▽

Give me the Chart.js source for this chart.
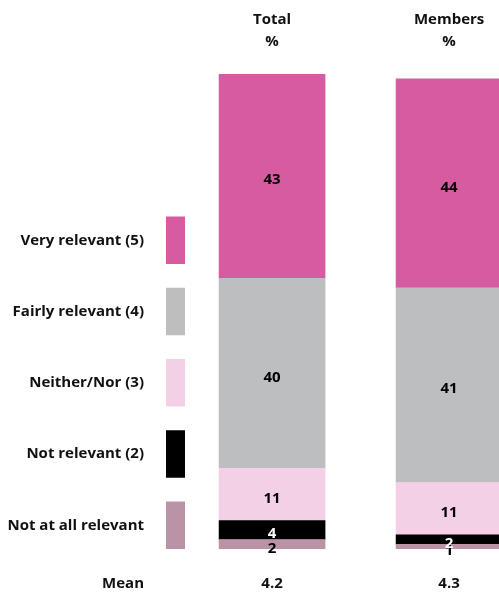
<!DOCTYPE html>
<html>
<head>
<meta charset="utf-8">
<script src="https://cdn.jsdelivr.net/npm/chart.js@4"></script>
<style>
  body { margin: 0; background: #fff; }
  canvas { display: block; }
</style>
</head>
<body>
<canvas id="chart" width="499" height="596"></canvas>
<script>
// ============================
// Data
// ============================
const categories = ["Total", "Members"];
const xPos = [0, 1];
const means = ["4.2", "4.3"];

const veryRelevant   = [43, 44];
const fairlyRelevant = [40, 41];
const neitherNor     = [11, 11];
const notRelevant    = [4, 2];
const notAtAll       = [2, 1];

// bottom to top
const seriesLabels = ["Not at all relevant", "Not relevant (2)", "Neither/Nor (3)", "Fairly relevant (4)", "Very relevant (5)"];
const seriesData   = [notAtAll, notRelevant, neitherNor, fairlyRelevant, veryRelevant];
const seriesColors = ["#bb93a7", "#000000", "#f3d0e5", "#bdbec0", "#d65ba1"];
const labelColors  = ["#000", "#fff", "#000", "#000", "#000"];

const FONT = "bold 15px 'Open Sans', sans-serif";

// ============================
// Plugin: headers, legend, values, mean
// ============================
const extras = {
    id: "extras",
    afterDatasetsDraw(chart) {
        const ctx = chart.ctx;
        const xs = chart.scales.x, ys = chart.scales.y;
        ctx.save();
        ctx.font = FONT;
        ctx.textBaseline = "middle";

        // values inside bars
        ctx.textAlign = "center";
        chart.data.datasets.forEach((ds, i) => {
            chart.getDatasetMeta(i).data.forEach((bar, j) => {
                ctx.fillStyle = labelColors[i];
                ctx.fillText(String(ds.data[j].y), bar.x, (bar.y + bar.base) / 2 + 4);
            });
        });

        // headers and means
        ctx.fillStyle = "#111";
        categories.forEach((c, j) => {
            const x = xs.getPixelForValue(xPos[j]);
            ctx.fillText(c, x, 20);
            ctx.fillText("%", x, 42);
            ctx.fillText(means[j], x, 584);
        });

        // legend column
        seriesLabels.forEach((lab, i) => {
            const top = ys.getPixelForValue(i * 15 + 10);
            const bot = ys.getPixelForValue(i * 15);
            ctx.fillStyle = seriesColors[i];
            ctx.fillRect(166, top, 19, bot - top);
            ctx.fillStyle = "#111";
            ctx.textAlign = "right";
            ctx.fillText(lab, 144, (top + bot) / 2);
        });
        ctx.fillText("Mean", 144, 584);
        ctx.restore();
    }
};

// ============================
// Chart
// ============================
new Chart(document.getElementById("chart"), {
    type: "bar",
    data: {
        datasets: seriesData.map((vals, i) => ({
            label: seriesLabels[i],
            data: vals.map((v, j) => ({ x: xPos[j], y: v })),
            backgroundColor: seriesColors[i],
            borderWidth: 0,
            barThickness: 106
        }))
    },
    options: {
        responsive: false,
        animation: false,
        devicePixelRatio: 1,
        layout: { padding: { top: 74, bottom: 47, left: 0, right: 0 } },
        plugins: { legend: { display: false }, tooltip: { enabled: false } },
        scales: {
            x: { type: "linear", stacked: true, offset: false, min: -1.537, max: 1.282, display: false },
            y: { stacked: true, min: 0, max: 100, display: false }
        }
    },
    plugins: [extras]
});
</script>
</body>
</html>
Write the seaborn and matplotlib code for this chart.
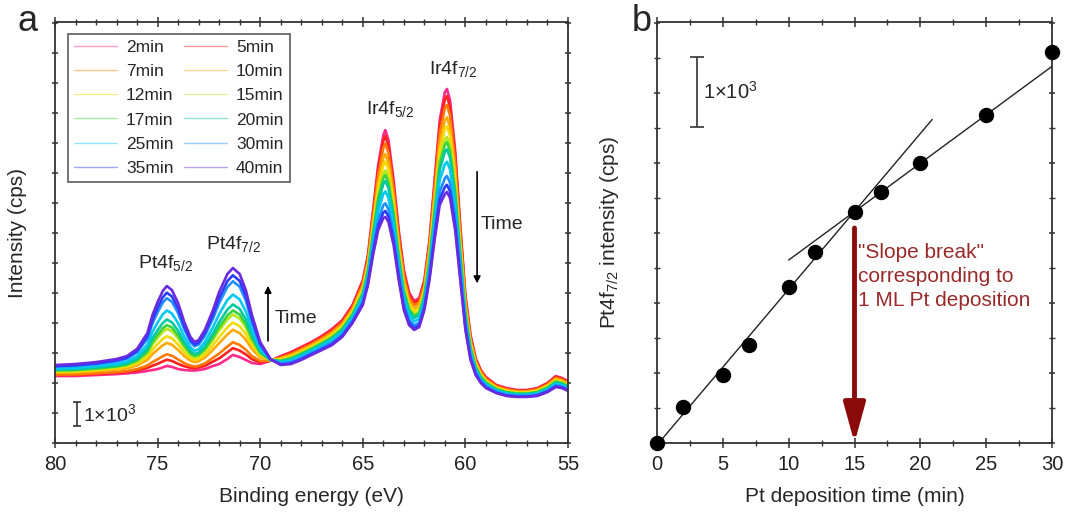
import numpy as np
import pandas as pd
import matplotlib
matplotlib.use("Agg")
import matplotlib.pyplot as plt
from matplotlib.ticker import MultipleLocator
import seaborn as sns

sns.set_theme(style="white")
plt.rcParams["font.family"] = ["Liberation Sans", "DejaVu Sans"]
plt.rcParams["mathtext.fontset"] = "custom"
plt.rcParams["mathtext.rm"] = "Liberation Sans"
plt.rcParams["mathtext.it"] = "Liberation Sans:italic"

# ---------------- panel a: XPS spectra ----------------
deposition_min = [2, 5, 7, 10, 12, 15, 17, 20, 25, 30, 35, 40]
line_colors = ["#ff2a8a", "#ff2020", "#ff7a00", "#ffaa00", "#f0dc00", "#b5e61d",
               "#3cd23c", "#00c8a0", "#00c8f0", "#1e90ff", "#2c3cff", "#6a2be0"]

binding_energy = [80, 79, 78, 77, 76.5, 76, 75.5, 75.25, 75, 74.75,
                  74.55, 74.3, 74, 73.7, 73.4, 73.2, 73, 72.7, 72.3, 72,
                  71.6, 71.33, 71, 70.7, 70.4, 70, 69.5, 69, 68.5, 68,
                  67.5, 67, 66.5, 66, 65.5, 65, 64.75, 64.5, 64.25, 64,
                  63.9, 63.75, 63.5, 63.25, 63, 62.75, 62.5, 62.25, 62, 61.75,
                  61.5, 61.25, 61, 60.9, 60.75, 60.5, 60.25, 60, 59.75, 59.5,
                  59.25, 59, 58.5, 58, 57.5, 57, 56.5, 56, 55.6, 55.3,
                  55]

# earliest spectrum (mostly Ir 4f substrate signal), cps
spectrum_2min = [2790, 2790, 2830, 2870, 2900, 2940, 3000, 3040, 3080, 3150,
                 3210, 3170, 3080, 3040, 3020, 3020, 3040, 3080, 3210, 3290,
                 3500, 3670, 3580, 3460, 3330, 3290, 3420, 3620, 3790, 4000,
                 4210, 4460, 4750, 5120, 5750, 6790, 7830, 9710, 11580, 12830,
                 13040, 12620, 10960, 8870, 7210, 6290, 5920, 6040, 6790, 8460,
                 10960, 13460, 14620, 14750, 14290, 12210, 9080, 6170, 4500, 3540,
                 3040, 2750, 2420, 2290, 2210, 2210, 2290, 2500, 2790, 2710,
                 2580]

# latest spectrum (Pt-covered surface), cps
spectrum_40min = [3250, 3290, 3370, 3500, 3620, 3920, 4580, 5330, 5870, 6330,
                  6540, 6370, 5830, 5040, 4420, 4210, 4290, 4710, 5540, 6290,
                  7040, 7290, 7040, 6370, 5330, 4210, 3500, 3250, 3290, 3460,
                  3670, 3870, 4080, 4420, 5000, 5750, 6580, 7830, 8870, 9370,
                  9420, 9210, 8250, 6790, 5540, 4920, 4710, 4830, 5540, 6790,
                  8460, 9920, 10370, 10460, 10210, 8870, 6790, 4710, 3460, 2830,
                  2500, 2290, 2080, 1960, 1920, 1920, 1960, 2120, 2330, 2290,
                  2170]

# relative Ir 4f attenuation and Pt 4f growth for each deposition time
ir_attenuation = [1.00, 0.98, 0.955, 0.92, 0.895, 0.865, 0.85, 0.83, 0.795, 0.755, 0.73, 0.71]
pt_fraction = [0.0, 0.076, 0.148, 0.286, 0.37, 0.465, 0.513, 0.582, 0.697, 0.847, 0.92, 1.0]

# ---------------- panel b: Pt 4f7/2 intensity ----------------
pt_time_min = [0, 2, 5, 7, 10, 12, 15, 17, 20, 25, 30]
pt_intensity_cps = [0, 514, 971, 1400, 2229, 2729, 3300, 3586, 4000, 4686, 5586]

# build long-form table of spectra
sub = np.array(spectrum_2min, float)
pt_component = np.array(spectrum_40min, float) - ir_attenuation[-1] * sub
rows = []
for t, a, b in zip(deposition_min, ir_attenuation, pt_fraction):
    inten = a * sub + b * pt_component
    rows.append(pd.DataFrame({"energy": binding_energy, "intensity": inten,
                              "time": f"{t}min"}))
spectra = pd.concat(rows, ignore_index=True)
labels = [f"{t}min" for t in deposition_min]

fig = plt.figure(figsize=(10.65, 5.13), dpi=100)
ax_a = fig.add_axes([55 / 1065, 1 - 443 / 513, 513 / 1065, 421 / 513])
ax_b = fig.add_axes([657 / 1065, 1 - 443 / 513, 395 / 1065, 421 / 513])

sns.lineplot(data=spectra, x="energy", y="intensity", hue="time", hue_order=labels,
             palette=line_colors, linewidth=1.9, sort=False, estimator=None,
             ax=ax_a, legend=True)

ax_a.set_xlim(80, 55)
ax_a.set_ylim(0, 17540)
ax_a.xaxis.set_major_locator(MultipleLocator(5))
ax_a.xaxis.set_minor_locator(MultipleLocator(1))
ax_a.yaxis.set_major_locator(MultipleLocator(1250))
ax_a.set_yticklabels([])
ax_a.set_xlabel("Binding energy (eV)", fontsize=15)
ax_a.set_ylabel("Intensity (cps)", fontsize=15)
ax_a.xaxis.set_label_coords(0.5, -0.105)
ax_a.yaxis.set_label_coords(-0.055, 0.5)

# legend laid out row by row in two columns
handles, _ = ax_a.get_legend_handles_labels()
order = list(range(0, 12, 2)) + list(range(1, 12, 2))
leg = ax_a.legend([handles[i] for i in order], [labels[i] for i in order],
                  ncol=2, loc="upper left", bbox_to_anchor=(0.025, 0.972),
                  borderaxespad=0, fontsize=12.5, frameon=True, fancybox=False,
                  handlelength=2.5, handletextpad=0.5, columnspacing=0.6,
                  labelspacing=0.52, borderpad=0.35)
leg.get_frame().set_edgecolor("#333333")
leg.get_frame().set_linewidth(1.2)
for h in leg.get_lines():
    h.set_linewidth(1.0)
    h.set_alpha(0.45)

# peak labels
ax_a.text(74.6, 7500, "Pt4f$_{5/2}$", fontsize=14, ha="center", va="center")
ax_a.text(71.3, 8300, "Pt4f$_{7/2}$", fontsize=14, ha="center", va="center")
ax_a.text(63.65, 13900, "Ir4f$_{5/2}$", fontsize=14, ha="center", va="center")
ax_a.text(60.6, 15600, "Ir4f$_{7/2}$", fontsize=14, ha="center", va="center")

# time arrows
ax_a.annotate("", xy=(69.62, 6550), xytext=(69.62, 4250),
              arrowprops=dict(arrowstyle="-|>", color="black", lw=1.2,
                              mutation_scale=10, shrinkA=0, shrinkB=0))
ax_a.text(69.3, 5200, "Time", fontsize=14, ha="left", va="center")
ax_a.annotate("", xy=(59.43, 6650), xytext=(59.43, 11300),
              arrowprops=dict(arrowstyle="-|>", color="black", lw=1.2,
                              mutation_scale=10, shrinkA=0, shrinkB=0))
ax_a.text(59.25, 9100, "Time", fontsize=14, ha="left", va="center")

# intensity scale bar
ax_a.errorbar([78.93], [1200], yerr=[[500], [500]], color="#333333", capsize=3,
              elinewidth=1.2, capthick=1.2)
ax_a.text(78.65, 1200, "1×10$^3$", fontsize=14, ha="left", va="center")

# ---------------- panel b ----------------
t_arr = np.array(pt_time_min, float)
v_arr = np.array(pt_intensity_cps, float)
early = t_arr <= 15
late = (t_arr >= 15) & (t_arr <= 25)
k1, c1 = np.polyfit(t_arr[early], v_arr[early], 1)
k2, c2 = np.polyfit(t_arr[late], v_arr[late], 1)
fit1_t = np.array([0, 20.9])
fit2_t = np.array([10, 30])
ax_b.plot(fit1_t, k1 * fit1_t + c1, color="#222222", lw=1.0, zorder=2)
ax_b.plot(fit2_t, k2 * fit2_t + c2, color="#222222", lw=1.0, zorder=2)

sns.scatterplot(x=pt_time_min, y=pt_intensity_cps, ax=ax_b, color="black",
                s=105, edgecolor="black", zorder=5, clip_on=False)

ax_b.set_xlim(0, 30)
ax_b.set_ylim(0, 6014)
ax_b.xaxis.set_major_locator(MultipleLocator(5))
ax_b.xaxis.set_minor_locator(MultipleLocator(2.5))
ax_b.yaxis.set_major_locator(MultipleLocator(1000))
ax_b.yaxis.set_minor_locator(MultipleLocator(500))
ax_b.set_yticklabels([])
ax_b.set_xlabel("Pt deposition time (min)", fontsize=15)
ax_b.set_ylabel("Pt4f$_{7/2}$ intensity (cps)", fontsize=15)
ax_b.xaxis.set_label_coords(0.5, -0.105)
ax_b.yaxis.set_label_coords(-0.09, 0.5)

# slope-break marker
ax_b.annotate("", xy=(15, 0), xytext=(15, 3071),
              arrowprops=dict(arrowstyle="-|>,head_length=0.8,head_width=0.22",
                              color="#8b0a0a", lw=3.5, mutation_scale=30,
                              shrinkA=0, shrinkB=0), zorder=4)
ax_b.text(15.3, 2860, "\"Slope break\"\ncorresponding to\n1 ML Pt deposition",
          fontsize=15, color="#9a2a2a", ha="left", va="top", linespacing=1.35)

ax_b.errorbar([3.0], [5014], yerr=[[500], [500]], color="#333333", capsize=5,
              elinewidth=1.2, capthick=1.2)
ax_b.text(3.5, 5014, "1×10$^3$", fontsize=14.5, ha="left", va="center")

for ax in (ax_a, ax_b):
    for sp in ax.spines.values():
        sp.set_color("#333333")
        sp.set_linewidth(1.3)
    ax.tick_params(axis="both", which="both", direction="inout", top=True,
                   right=True, bottom=True, left=True, colors="#333333",
                   labelcolor="#222222", labelsize=14.5, pad=5)
    ax.tick_params(which="major", length=7, width=1.1)
    ax.tick_params(which="minor", length=4, width=1.0)
    ax.tick_params(axis="y", which="both", length=4)

ax_a.yaxis.set_minor_locator(MultipleLocator(1250))

fig.text(0.016, 0.958, "a", fontsize=26, ha="left", va="center")
fig.text(0.593, 0.958, "b", fontsize=26, ha="left", va="center")

fig.savefig("out.png", dpi=100)
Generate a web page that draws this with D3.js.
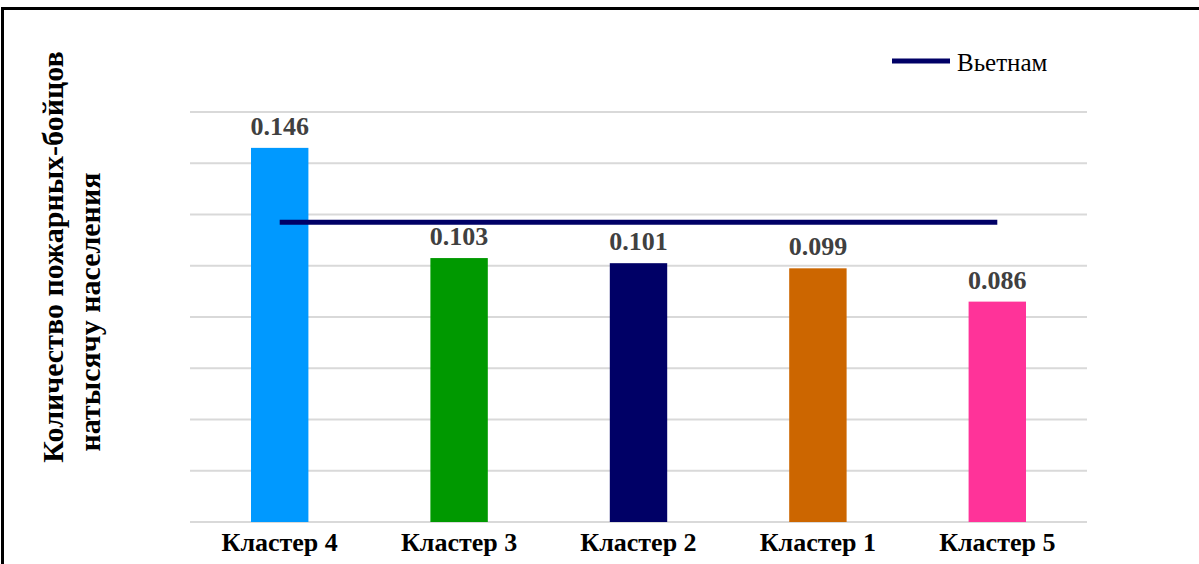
<!DOCTYPE html>
<html><head><meta charset="utf-8">
<script src="https://cdn.jsdelivr.net/npm/d3@7"></script>
<style>body{margin:0;background:#fff;}svg{display:block;} text{font-family:"Liberation Serif","Times New Roman",serif;}</style>
</head><body>
<svg id="c" width="1199" height="564"></svg>
<script>
const categories = ["Кластер 4","Кластер 3","Кластер 2","Кластер 1","Кластер 5"];
const values = [0.146, 0.103, 0.101, 0.099, 0.086];
const colors = ["#0099FF","#009900","#000066","#CC6600","#FF3399"];
const vietnam = 0.117;
const yTicks = [0,0.02,0.04,0.06,0.08,0.10,0.12,0.14,0.16];
const legendLabel = "Вьетнам";
const yTitle = ["Количество пожарных-бойцов","натысячу населения"];

const svg = d3.select("#c");
svg.append("rect").attr("x",2.5).attr("y",8.5).attr("width",1300).attr("height",700)
  .attr("fill","none").attr("stroke","#000").attr("stroke-width",3);

const x = d3.scaleBand().domain(categories).range([190,1087]).paddingInner(0.68).paddingOuter(0.34);
const y = d3.scaleLinear().domain([0,0.16]).range([522,112]);

svg.append("g").selectAll("line").data(yTicks).join("line")
  .attr("x1",190).attr("x2",1087).attr("y1",d=>y(d)).attr("y2",d=>y(d))
  .attr("stroke","#d9d9d9").attr("stroke-width",2);

svg.append("g").selectAll("rect").data(values).join("rect")
  .attr("x",(d,i)=>x(categories[i])).attr("width",x.bandwidth())
  .attr("y",d=>y(d)).attr("height",d=>y(0)-y(d)).attr("fill",(d,i)=>colors[i]);

svg.append("g").selectAll("text").data(values).join("text")
  .attr("x",(d,i)=>x(categories[i])+x.bandwidth()/2).attr("y",d=>y(d)-13)
  .attr("text-anchor","middle").attr("font-weight","bold")
  .attr("font-size",26).attr("fill","#404040").text(d=>d.toFixed(3));

const xc = c=>x(c)+x.bandwidth()/2;
svg.append("line").attr("x1",xc(categories[0])).attr("x2",xc(categories[categories.length-1]))
  .attr("y1",y(vietnam)).attr("y2",y(vietnam)).attr("stroke","#000066").attr("stroke-width",5);

svg.append("g").selectAll("text").data(categories).join("text")
  .attr("x",d=>xc(d)).attr("y",551).attr("text-anchor","middle")
  .attr("font-weight","bold").attr("font-size",26)
  .attr("fill","#000").text(d=>d);

svg.append("line").attr("x1",892).attr("x2",950).attr("y1",61).attr("y2",61)
  .attr("stroke","#000066").attr("stroke-width",5);
svg.append("text").attr("x",957).attr("y",71)
  .attr("font-size",25).attr("fill","#000").text(legendLabel);

svg.append("text").attr("transform","translate(63,257) rotate(-90)").attr("text-anchor","middle")
  .attr("font-weight","bold").attr("font-size",30).text(yTitle[0]);
svg.append("text").attr("transform","translate(100,312) rotate(-90)").attr("text-anchor","middle")
  .attr("font-weight","bold").attr("font-size",30).text(yTitle[1]);
</script>
</body></html>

△

Exercise ▸ Of the lines in the material above, state how many contain the string "this"; give no other text.

Task solution ▸ 3